In Kern County, where oil companies cough up roughly 9 barrels of polluted water for every barrel of oil they produce by fracking, state water officials have finished an inventory of so-called "disposal pits" where much of the toxic water goes.
Turns out more than 200 of the unlined pits are operating without permits.
Just how lax is the state's oversight?
Even though the oil companies never obtained permits from state water offiicals, as required by law, another arm of Caliornia government, the Division of Oil, Gas and Geothermal Resources, has routinely allowed the companies to construct such pits, like those in the LA Times photo above, for decades.
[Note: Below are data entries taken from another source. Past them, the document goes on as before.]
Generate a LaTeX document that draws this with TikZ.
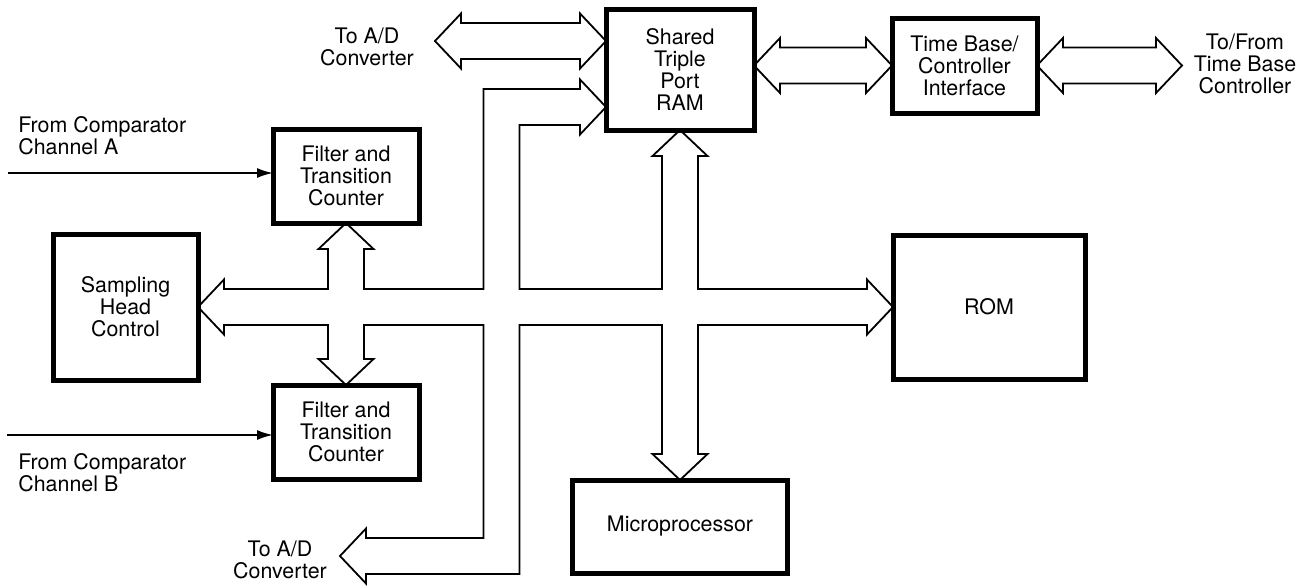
\documentclass[tikz,border=0pt]{standalone}
\usepackage{fontspec}
\setmainfont{TeX Gyre Heros}
\usetikzlibrary{arrows.meta,positioning,calc}

\begin{document}
\begin{tikzpicture}[x=0.5pt,y=-0.5pt,font=\fontsize{10.7}{11}\selectfont]
  \tikzstyle{blk}=[draw,line width=2.5pt,align=center,inner sep=0pt,outer sep=0pt]
  \tikzstyle{bus}=[draw,line width=0.9pt,line join=miter]
  \tikzstyle{sig}=[line width=0.9pt,-{Latex[length=8pt,width=5pt]}]
  \tikzstyle{lbl}=[align=center,inner sep=0pt]
  \useasboundingbox (0,0) rectangle (1306,585);
  % blocks
  \node[blk,minimum width=74pt,minimum height=60.5pt] (ram) at (680,69.5) {Shared\\Triple\\Port\\RAM};
  \node[blk,minimum width=72.5pt,minimum height=47.5pt] (tbc) at (964.5,65.5) {Time Base/\\Controller\\Interface};
  \node[blk,minimum width=96pt,minimum height=72pt] (rom) at (989,307) {ROM};
  \node[blk,minimum width=107.5pt,minimum height=46.5pt] (mup) at (680,526.5) {Microprocessor};
  \node[blk,minimum width=72.5pt,minimum height=73pt] (shc) at (125.5,307) {Sampling\\Head\\Control};
  \node[blk,minimum width=73pt,minimum height=47pt] (ftcA) at (346,176) {Filter and\\Transition\\Counter};
  \node[blk,minimum width=73pt,minimum height=47pt,below=81pt of ftcA] (ftcB) {Filter and\\Transition\\Counter};
  % bus ends
  \coordinate (adA) at (435,41);
  \coordinate (adB) at (340,556);
  \coordinate (tbx) at (1182,65.5);
  \coordinate (ramL) at (ram.west |- adA);
  \coordinate (ramR) at (ram.east |- tbc.west);
  \coordinate (ramI) at ($(ram.west)+(0,37.5)$);
  \coordinate (inA) at (8,173);
  \coordinate (inB) at (7,435);
  % labels
  \node[lbl] (adAtxt) at (367,47) {To A/D\\Converter};
  \node[lbl] (adBtxt) at (280,560) {To A/D\\Converter};
  \node[lbl] (tbxtxt) at (1245,64) {To/From\\Time Base\\Controller};
  \node[lbl,align=left,anchor=west] (chA) at (18,136) {From Comparator\\Channel A};
  \node[lbl,align=left,anchor=west] (chB) at (18,473) {From Comparator\\Channel B};
  % comparator inputs
  \draw[sig] (inA) -- (inA -| ftcA.west);
  \draw[sig] (inB) -- (inB -| ftcB.west);
  % double arrows
  \foreach \a/\b in {adA/ramL,ramR/tbc.west,tbc.east/tbx}
    \draw[bus] (\a) -- ($(\a)+(26,-27.5)$) -- ($(\a)+(26,-18)$) -- ($(\b)+(-26,-18)$)
      -- ($(\b)+(-26,-27.5)$) -- (\b) -- ($(\b)+(-26,27.5)$) -- ($(\b)+(-26,18)$)
      -- ($(\a)+(26,18)$) -- ($(\a)+(26,27.5)$) -- cycle;
  % main bus
  \draw[bus] (shc.east) -- (224,279.5) -- (224,289) -- (328,289) -- (328,249) -- (318.5,249)
    -- (ftcA.south) -- (373.5,249) -- (364,249) -- (364,289)
    -- (483.5,289) -- (483.5,89) -- (580,89) -- (580,79.5) -- (ramI) -- (580,134.5) -- (580,125)
    -- (519.5,125) -- (519.5,289)
    -- (662,289) -- (662,156) -- (652.5,156) -- (ram.south) -- (707.5,156) -- (698,156) -- (698,289)
    -- (867,289) -- (867,279.5) -- (rom.west) -- (867,334.5) -- (867,325)
    -- (698,325) -- (698,454) -- (707.5,454) -- (mup.north) -- (652.5,454) -- (662,454) -- (662,325)
    -- (519.5,325) -- (519.5,574) -- (366,574) -- (366,583.5) -- (adB) -- (366,528.5) -- (366,538)
    -- (483.5,538) -- (483.5,325)
    -- (364,325) -- (364,359) -- (373.5,359) -- (ftcB.north) -- (318.5,359) -- (328,359) -- (328,325)
    -- (224,325) -- (224,334.5) -- cycle;
\end{tikzpicture}
\end{document}
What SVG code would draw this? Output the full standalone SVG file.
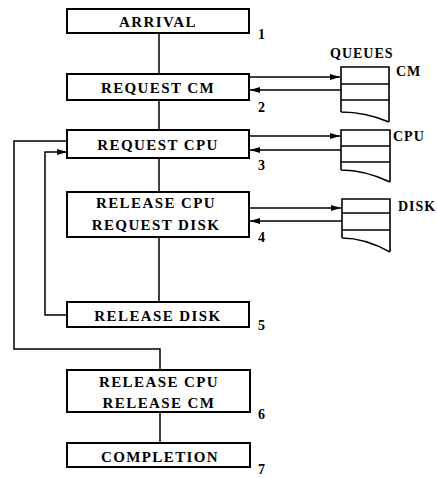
<svg xmlns="http://www.w3.org/2000/svg" width="437" height="478" viewBox="0 0 437 478">
<style>
.box{fill:#fff;stroke:#000;stroke-width:2}
.ln{fill:none;stroke:#000;stroke-width:1.5}
.q{fill:none;stroke:#000;stroke-width:1.6}
.t{font-family:"Liberation Serif",serif;font-weight:bold;font-size:15px;letter-spacing:1.4px;text-anchor:middle;fill:#000}
.n{font-family:"Liberation Serif",serif;font-weight:bold;font-size:14px;fill:#000}
.ql{font-family:"Liberation Serif",serif;font-weight:bold;font-size:14px;letter-spacing:1px;fill:#000}
</style>
<defs>
<marker id="ah" viewBox="0 0 10 8" refX="10" refY="4" markerWidth="10" markerHeight="8" markerUnits="userSpaceOnUse" orient="auto">
<path d="M0,1 L10,4 L0,7 z" fill="#000"/>
</marker>
</defs>
<rect width="437" height="478" fill="#fff"/>
<g id="connectors">
<line class="ln" x1="159" y1="33" x2="159" y2="74"/>
<line class="ln" x1="159" y1="100" x2="159" y2="130"/>
<line class="ln" x1="159" y1="158" x2="159" y2="192"/>
<line class="ln" x1="159" y1="237" x2="159" y2="302"/>
<line class="ln" x1="160" y1="412" x2="160" y2="443"/>
<polyline class="ln" points="67,315 45,315 45,152 67,152" marker-end="url(#ah)"/>
<polyline class="ln" points="67,141 14,141 14,349 160,349 160,370"/>
<line class="ln" x1="249" y1="77" x2="340" y2="77" marker-end="url(#ah)"/>
<line class="ln" x1="341" y1="90" x2="250" y2="90" marker-end="url(#ah)"/>
<line class="ln" x1="249" y1="136" x2="340" y2="136" marker-end="url(#ah)"/>
<line class="ln" x1="341" y1="150" x2="250" y2="150" marker-end="url(#ah)"/>
<line class="ln" x1="249" y1="208" x2="341" y2="208" marker-end="url(#ah)"/>
<line class="ln" x1="342" y1="221" x2="250" y2="221" marker-end="url(#ah)"/>
</g>
<g id="n1">
<rect class="box" x="67" y="9" width="182" height="24"/>
<text class="t" x="158" y="27">ARRIVAL</text>
<text class="n" x="258" y="39">1</text>
</g>
<g id="n2">
<rect class="box" x="67" y="74" width="182" height="26"/>
<text class="t" x="158" y="93">REQUEST CM</text>
<text class="n" x="258" y="112">2</text>
</g>
<g id="n3">
<rect class="box" x="67" y="130" width="182" height="28"/>
<text class="t" x="158" y="150">REQUEST CPU</text>
<text class="n" x="258" y="170">3</text>
</g>
<g id="n4">
<rect class="box" x="67" y="192" width="182" height="45"/>
<text class="t" x="156" y="208">RELEASE CPU</text>
<text class="t" x="156" y="230">REQUEST DISK</text>
<text class="n" x="258" y="242">4</text>
</g>
<g id="n5">
<rect class="box" x="67" y="302" width="182" height="25"/>
<text class="t" x="158" y="321">RELEASE DISK</text>
<text class="n" x="258" y="330">5</text>
</g>
<g id="n6">
<rect class="box" x="67" y="370" width="183" height="42"/>
<text class="t" x="159" y="387">RELEASE CPU</text>
<text class="t" x="159" y="408">RELEASE CM</text>
<text class="n" x="258" y="419">6</text>
</g>
<g id="n7">
<rect class="box" x="67" y="443" width="183" height="24"/>
<text class="t" x="160" y="462">COMPLETION</text>
<text class="n" x="258" y="474">7</text>
</g>
<g id="queues">
<text class="ql" x="330" y="58">QUEUES</text>
<g id="qcm">
<path class="q" d="M341,112 V67 H389 V122 M341,84 H389 M341,100 H389 M341,112 C356,112 370,114 389,122"/>
<text class="ql" x="396" y="76">CM</text>
</g>
<g id="qcpu">
<path class="q" d="M341,170 V130 H390 V182 M341,146 H390 M341,162 H390 M341,170 C356,170 371,173 390,182"/>
<text class="ql" x="393" y="141">CPU</text>
</g>
<g id="qdisk">
<path class="q" d="M342,238 V199 H390 V252 M342,213 H390 M342,230 H390 M342,238 C357,238 372,242 390,252"/>
<text class="ql" x="398" y="211">DISK</text>
</g>
</g>
</svg>
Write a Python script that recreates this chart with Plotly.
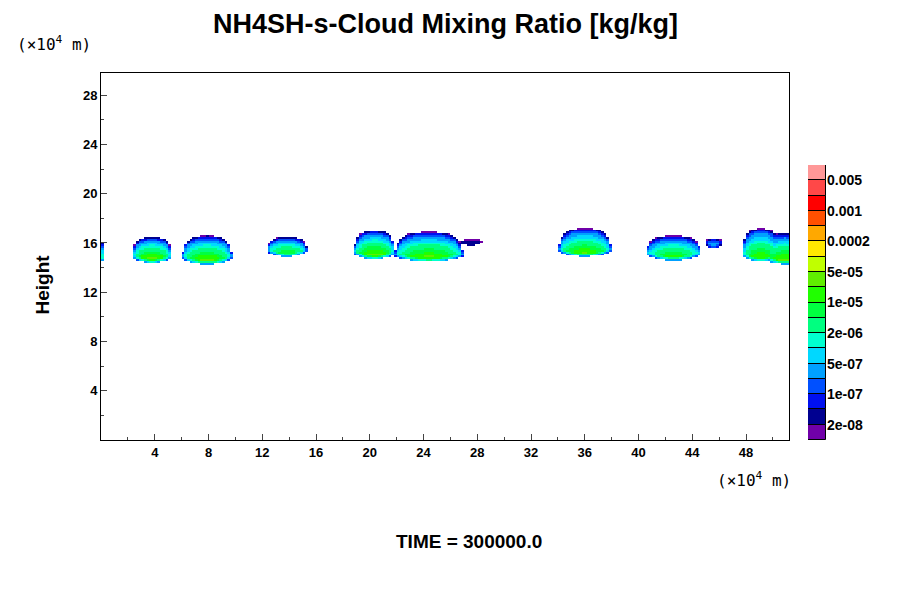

The latter agency, which critics say is a rubber stamp for the industry, explained its actions with some mumbo-jumbo about poor record keeping when evironmentalists -- and the feds -- stepped up the heat last year. Thus the inventory, finished this week, in which the illegal toxic ponds were "discovered."
From the LA Times:
Regional water officials said they believe that none of the pits in the county have linings that would prevent chemicals from seeping into groundwater beneath them. Some of the pits also lack netting or covers to protect migrating birds or other wildlife.
The pits are a common site on the west side of Bakersfield’s oil patch. In some cases, waste facilities contain 40 or more pits, arranged in neat rows. Kern County accounts for at least 80% of California’s oil production.
The facilities are close to county roads but partially hidden behind earthen berms. At one pit this week, waves of heat rose from newly dumped water, and an acrid, petroleum smell hung in the air. . . [Regional water board official Clay] Rodgers said Thursday that the agency’s review found 933 pits, or sumps, in Kern County.
Of those, 578 are active and 355 are not currently used . . . Of the active pits, 370 have permits to operate and 208 do not.